My sister, visiting from a suburban L.A. enclave, had never been to a drag show before; but I got more out of Varla Jean Merman's performance than a fun evening of tweak-the-naive-tourist. Merman is refined, plucked, and painted -- as my sister put it, "She's more woman than I'll ever be." Elegant and entertaining, Merman knows more about the ornaments of femininity than can be gleaned from the pages of Vogue. Starting with her irresistible press photos -- flawless pearly skin and a Billy Idol snarl -- the singer blurs the line between what is feminine and what is artifice. She made all the accouterments of traditional glamour look easy: the coated lips, the clingy pantyhose, a dress that cast champagne bubbles of light on the wall.
She was touted as the illegitimate crossbreed of Ernest Borgnine and Ethel Merman. Her cabaret songs were equally strange hybrids, rolling from an "I Will Survive"/Madama Butterfly medley into a song about pork products and trichinosis.

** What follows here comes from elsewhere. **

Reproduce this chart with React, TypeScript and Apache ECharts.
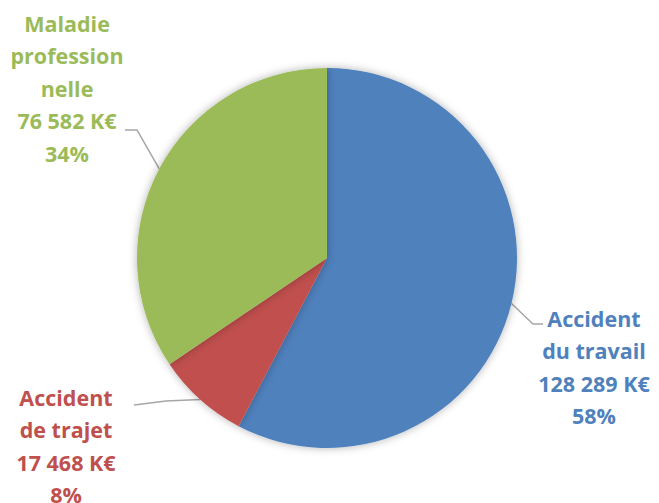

Her "Ne Me Quitte Pas," sung in English, hit notes lower than Nina Simone's voice can limbo. The mountainous peaks and troughs of her vocal range defied expectations as an overlit black-and-white video of Merman dancing with a stuffed bird backed the torch-song classic. Then the film turned surreal: Merman's head was stuck in a cage, trapped like the object of her affections. Turned out Merman was attempting a multimedia spectacular, though she wasn't fully familiar with the term: " 'Multi' meaning many, 'media,' uh, something you plug in," she explained to the audience. On opening night she fumbled with the remote control, but the technical difficulties didn't ruffle her diva demeanor; she smiled gently and moved on to the next song.
Home videos from New Orleans and stage patter charted her growth from awkward man-child in a cheap wig to paragon of feminine manners. A low point: rinsing out her panties in the Times Square McDonald's. It was these confessional moments, her vulnerability exposed, that gave a poignant twinge to the camp. Her historical videos revealed that those elements of elegance were only mastered after diligent rehearsal. Every bump, grind, and sparkle was the product of lots of practice, from donning fake eyelashes to the stunt of squirting spray cheese down her throat during an aria about the tasty varieties of brie and Swiss. The final number was a snappy and scatological ditty about why she continues to tuck away her gender-defining member instead of going for the final cut. Ghastly appendage aside, everything about Varla Jean Merman oozed ladylike charm.